There are a range of options for mitigating tool sprawl, such as thoroughly evaluating a tool’s costs and benefits before including it in your DevOps strategy. The most effective solution is a “single pane of glass” tool that combines insights synoptically on a single dashboard.
Kubernetes Complexity
Elastic reports that organizations are increasingly turning to cloud-based solutions such as Kubernetes for their DevOps. Kubernetes can supercharge organizations with its ability to dynamically scale infrastructure as needed, eliminating the cost overheads of dedicated servers.
However, Kubernetes is complex and comes with its own set of challenges. Kubernetes’ scalable architecture comes from containerization, a paradigm in which applications are hosted in objects called containers. This means that developing in Kubernetes requires the ability to work with a lot of spinning plates.
A good way to combat this is better training in organizations. Additionally, breaking down silos allows different teams to transfer knowledge.
Security Challenges
Kubernetes’ popularity brings security challenges. These can include privilege escalation, where a user manages to gain privileges such as write access, and security misconfigurations, where developers forget to change the non-secure default configurations.
There are several strategies for mitigating Kubernetes security risks. These include scoping roles to particular namespaces, using service meshes, and enhancing security with Coralogix’s Kubernetes Operator.
Beyond Kubernetes, there’s the larger issue of integrating security into an observability strategy, which is becoming a challenge for an increasing number of IT businesses. To counter this, more and more businesses are starting to incorporate observability and security monitoring under a single umbrella. Solutions such as infrastructure and application metrics can enhance security and monitoring.
Scaling Platforms
To meet the challenges posed by rising data costs and increasing cloud complexity, businesses are turning to open-source solutions. These come with their own challenges, however. According to the DevOps Pulse Report, around 30% of enterprises surveyed had problems with infrastructure management, scaling and upgrading relevant components. Because many open-source platforms require specialized knowledge to maintain, businesses have trouble sourcing the skills and expertise for them.

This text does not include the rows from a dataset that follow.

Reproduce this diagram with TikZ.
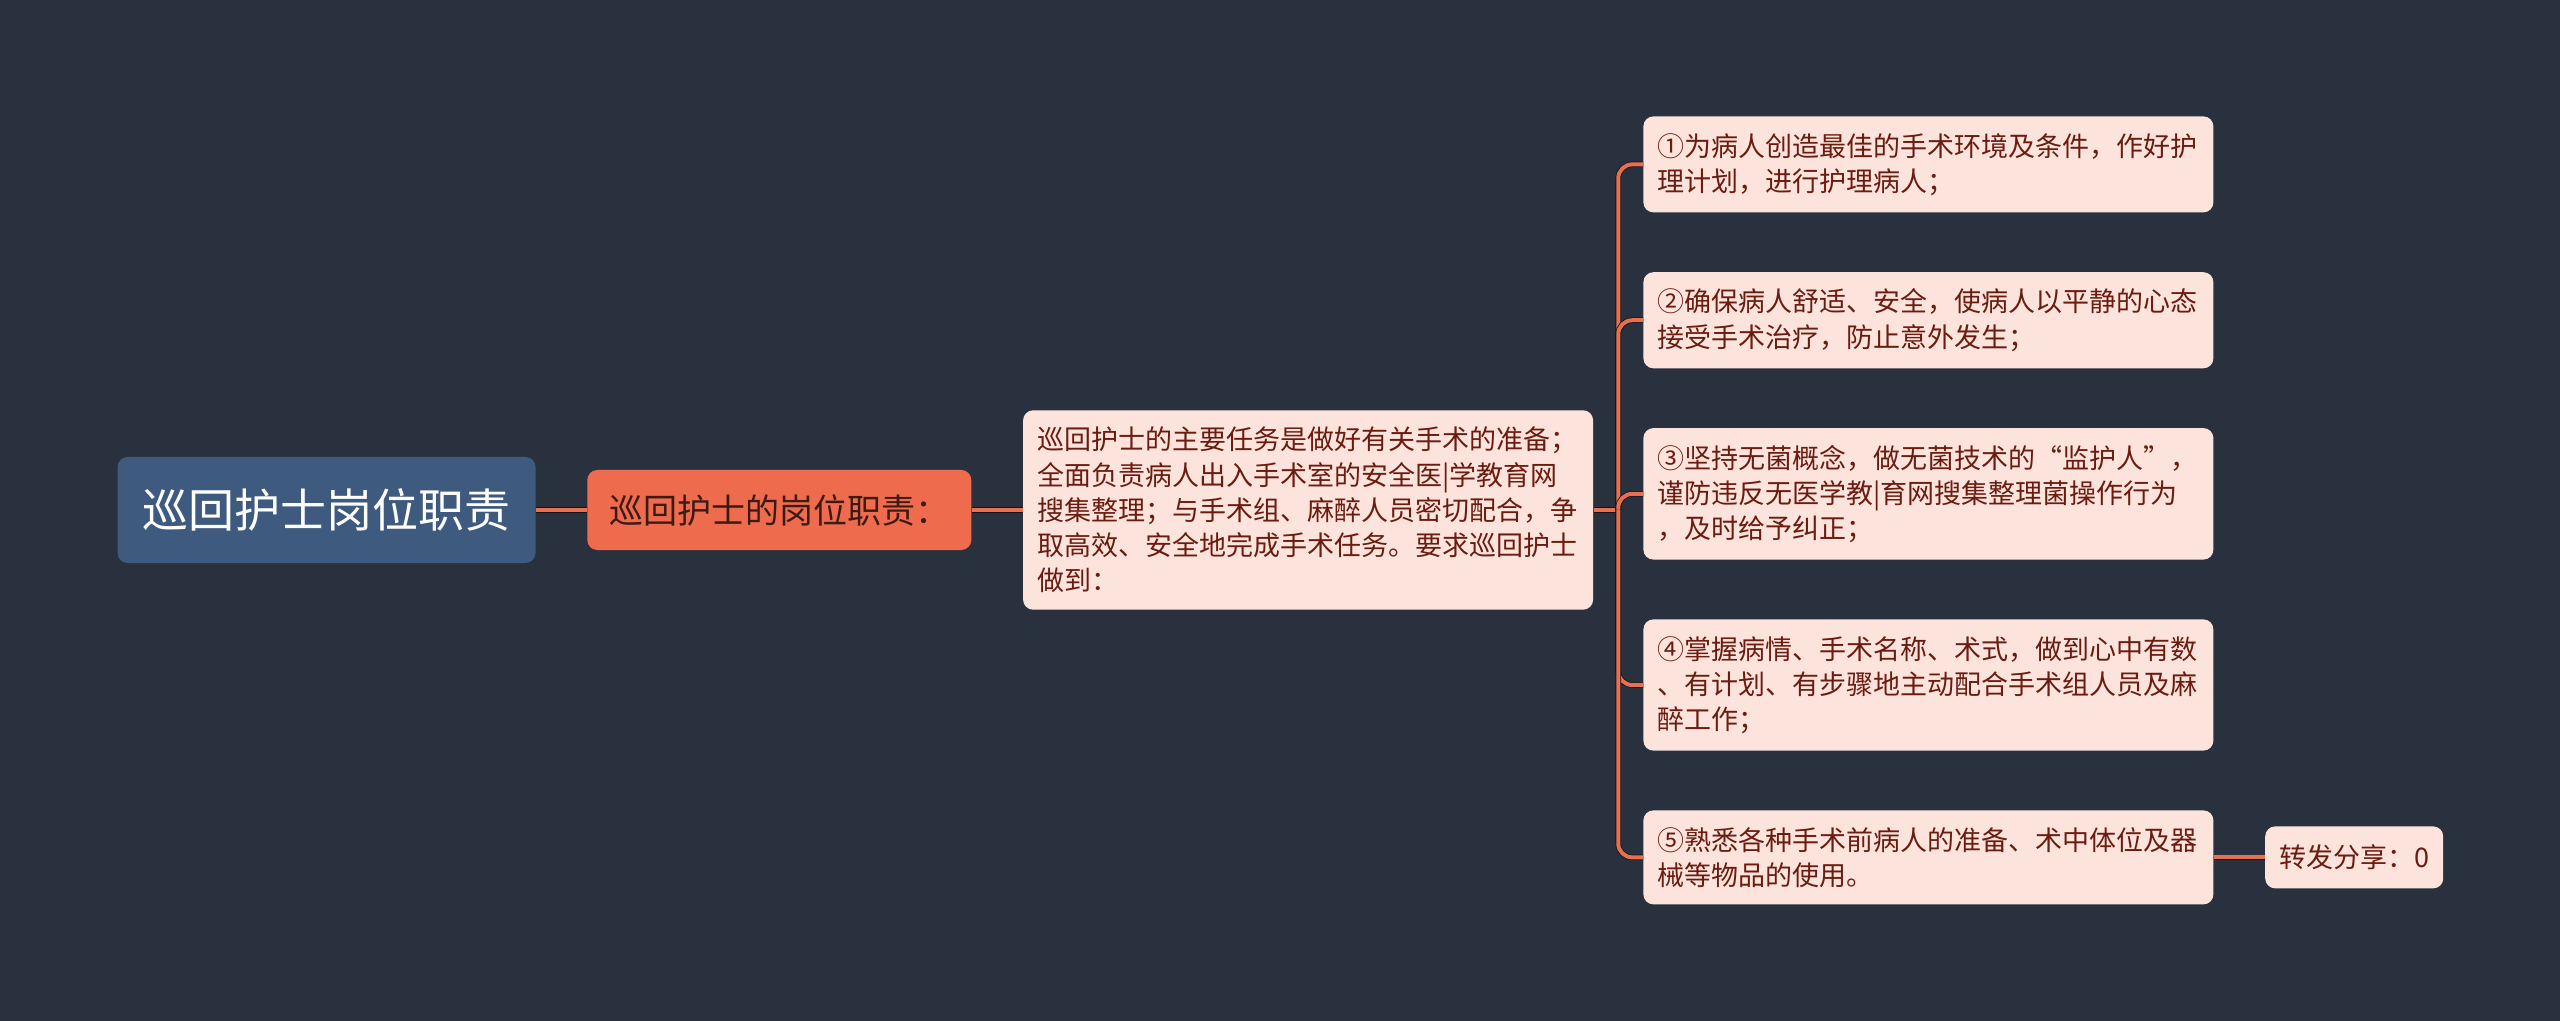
\documentclass[tikz,border=0pt]{standalone}
\usepackage{fontspec}
\newfontfamily\cjk{Noto Sans CJK SC}
\usetikzlibrary{positioning, calc}
\definecolor{bgnavy}{HTML}{29313F}
\definecolor{rootblue}{HTML}{3E5A7E}
\definecolor{dutycoral}{HTML}{EE6B4D}
\definecolor{notepink}{HTML}{FCE4DD}
\definecolor{notetext}{HTML}{6B1C10}
\definecolor{linkorange}{HTML}{E8704F}

\begin{document}
\begin{tikzpicture}[
    x=0.5pt, y=-0.5pt,
    node distance=29.5pt and 25.5pt,
    every node/.style={font=\cjk},
    root/.style={rectangle, fill=rootblue, text=white, rounded corners=5pt,
                 minimum width=209pt, minimum height=53pt,
                 font=\cjk\fontsize{23}{28}\selectfont},
    duty/.style={rectangle, fill=dutycoral, text=black!75!dutycoral, rounded corners=5pt,
                 minimum width=192pt, minimum height=40pt,
                 font=\cjk\fontsize{17}{20}\selectfont},
    note/.style={rectangle, fill=notepink, text=notetext, rounded corners=5pt,
                 text width=271pt, inner xsep=7pt, inner ysep=8.4pt, align=left,
                 font=\cjk\fontsize{13.5}{17.6}\selectfont},
    share/.style={rectangle, fill=notepink, text=notetext, rounded corners=5pt,
                  minimum width=89pt, minimum height=31pt,
                  font=\cjk\fontsize{13.5}{16}\selectfont},
    link/.style={draw=linkorange, line width=2pt,
                 preaction={draw=black!55!bgnavy, line width=2.8pt}},
]

% Canvas
\useasboundingbox (0,0) rectangle (2560,1021);
\fill[bgnavy] (0,0) rectangle (2560,1021);

% Main branch
\node[root] (root) at (326.5,510) {巡回护士岗位职责};
\node[duty, right=of root] (duty) {巡回护士的岗位职责：};
\node[note, right=of duty] (task) {巡回护士的主要任务是做好有关手术的准备；\\全面负责病人出入手术室的安全医|学教育网\\搜集整理；与手术组、麻醉人员密切配合，争\\取高效、安全地完成手术任务。要求巡回护士\\做到：};

% Duties
\node[note, anchor=north west] (d1) at (1643,116) {①为病人创造最佳的手术环境及条件，作好护\\理计划，进行护理病人；};
\node[note, below=of d1] (d2) {②确保病人舒适、安全，使病人以平静的心态\\接受手术治疗，防止意外发生；};
\node[note, below=of d2] (d3) {③坚持无菌概念，做无菌技术的“监护人”，\\谨防违反无医学教|育网搜集整理菌操作行为\\，及时给予纠正；};
\node[note, below=of d3] (d4) {④掌握病情、手术名称、术式，做到心中有数\\、有计划、有步骤地主动配合手术组人员及麻\\醉工作；};
\node[note, below=of d4] (d5) {⑤熟悉各种手术前病人的准备、术中体位及器\\械等物品的使用。};

\node[share, right=of d5] (share) {转发分享：0};

% Connectors
\coordinate (hub) at ($(task.east)!0.5!(task.east -| d1.west)$);
\draw[link] (root) -- (duty);
\draw[link] (duty) -- (task);
\draw[link] (task.east) -- (hub);
\foreach \d in {d1,d2,d3,d4,d5}
  \draw[link, rounded corners=7pt] (hub) |- (\d.west);
\draw[link] (d5) -- (share);

\end{tikzpicture}
\end{document}
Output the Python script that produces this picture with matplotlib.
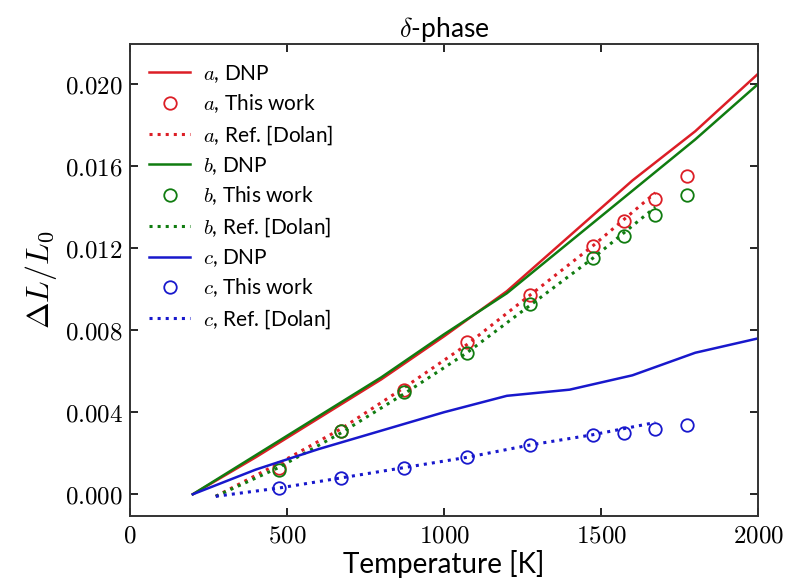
import matplotlib
matplotlib.use('Agg')
import matplotlib.pyplot as plt
from matplotlib.ticker import FuncFormatter, MultipleLocator

plt.rcParams['font.family'] = ['Lato', 'DejaVu Sans']
plt.rcParams['mathtext.fontset'] = 'cm'

# DNP curves
T_dnp = [200, 400, 600, 800, 1000, 1200, 1400, 1600, 1800, 2000]
a_dnp = [0.0, 0.0018, 0.0037, 0.0056, 0.0077, 0.0099, 0.0126, 0.0153, 0.0177, 0.0205]
b_dnp = [0.0, 0.0019, 0.0038, 0.0057, 0.0078, 0.0098, 0.0123, 0.0148, 0.0173, 0.0200]
c_dnp = [0.0, 0.0012, 0.0022, 0.0031, 0.0040, 0.0048, 0.0051, 0.0058, 0.0069, 0.0076]

# this work (circles)
T_work = [473, 673, 873, 1073, 1273, 1473, 1573, 1673, 1773]
a_work = [0.0013, 0.0031, 0.0051, 0.0074, 0.0097, 0.0121, 0.0133, 0.0144, 0.0155]
b_work = [0.0012, 0.0031, 0.0050, 0.0069, 0.0093, 0.0115, 0.0126, 0.0136, 0.0146]
c_work = [0.0003, 0.0008, 0.0013, 0.0018, 0.0024, 0.0029, 0.0030, 0.0032, 0.0034]

# Dolan reference (dotted)
T_ref = [273, 473, 673, 873, 1073, 1273, 1473, 1673]
a_ref = [-0.0001, 0.0015, 0.0032, 0.0052, 0.0073, 0.0097, 0.0121, 0.0147]
b_ref = [-0.0001, 0.0013, 0.0030, 0.0049, 0.0069, 0.0092, 0.0115, 0.0140]
c_ref = [-0.0001, 0.0003, 0.0008, 0.0013, 0.0018, 0.0024, 0.0029, 0.0035]

red = '#dc1e26'
green = '#107c10'
blue = '#1818cc'

fig = plt.figure(figsize=(7.88, 5.80), dpi=100)
ax = fig.add_axes([0.165, 0.110, 0.797, 0.814])

for name, col, dnp, work, ref in [('a', red, a_dnp, a_work, a_ref),
                                  ('b', green, b_dnp, b_work, b_ref),
                                  ('c', blue, c_dnp, c_work, c_ref)]:
    ax.plot(T_dnp, dnp, '-', color=col, lw=1.8, label='$' + name + '$, DNP')
    ax.plot(T_work, work, 'o', color=col, mfc='none', ms=9, mew=1.3,
            label='$' + name + '$, This work')
    ax.plot(T_ref, ref, ':', color=col, lw=2.2, label='$' + name + '$, Ref. [Dolan]')

ax.set_xlim(0, 2000)
ax.set_ylim(-0.00107, 0.02195)
ax.xaxis.set_major_locator(MultipleLocator(500))
ax.yaxis.set_major_locator(MultipleLocator(0.004))
ax.xaxis.set_major_formatter(FuncFormatter(lambda v, p: '$%d$' % v))
ax.yaxis.set_major_formatter(FuncFormatter(lambda v, p: '$%.3f$' % v))
ax.tick_params(direction='in', top=True, right=True, length=6, width=1.2,
               labelsize=18, pad=5)
for s in ax.spines.values():
    s.set_linewidth(1.4)
    s.set_color('#333333')

ax.set_xlabel('Temperature [K]', fontsize=20, labelpad=3)
ax.set_ylabel(r'$\Delta L/L_0$', fontsize=23, labelpad=4)
ax.set_title(r'$\delta$-phase', fontsize=19, pad=5)

ax.legend(loc='upper left', frameon=False, fontsize=15, numpoints=1,
          handlelength=2.0, labelspacing=0.38, borderaxespad=0.5,
          handletextpad=0.6)

fig.savefig('out.png', dpi=100)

Tools such as OpenTelemetry can make scaling easier by integrating with platforms such as Coralogix.
Troubleshooting Data Pipeline Performance
Implementing observability requires having a reliable and high-performance pipeline for telemetry data. However, organizations using open-source platforms often have trouble monitoring and troubleshooting the performance of their data pipeline. This can impair observability as telemetry data is of lower quality.
Data engineer Abraham Alcantara suggests ten key steps to troubleshoot data pipelines successfully. These include identifying data pipeline software and infrastructure, reproducing and isolating issues and automating issue scenarios. Another strategy is to apply machine learning, such as Coralogix uses.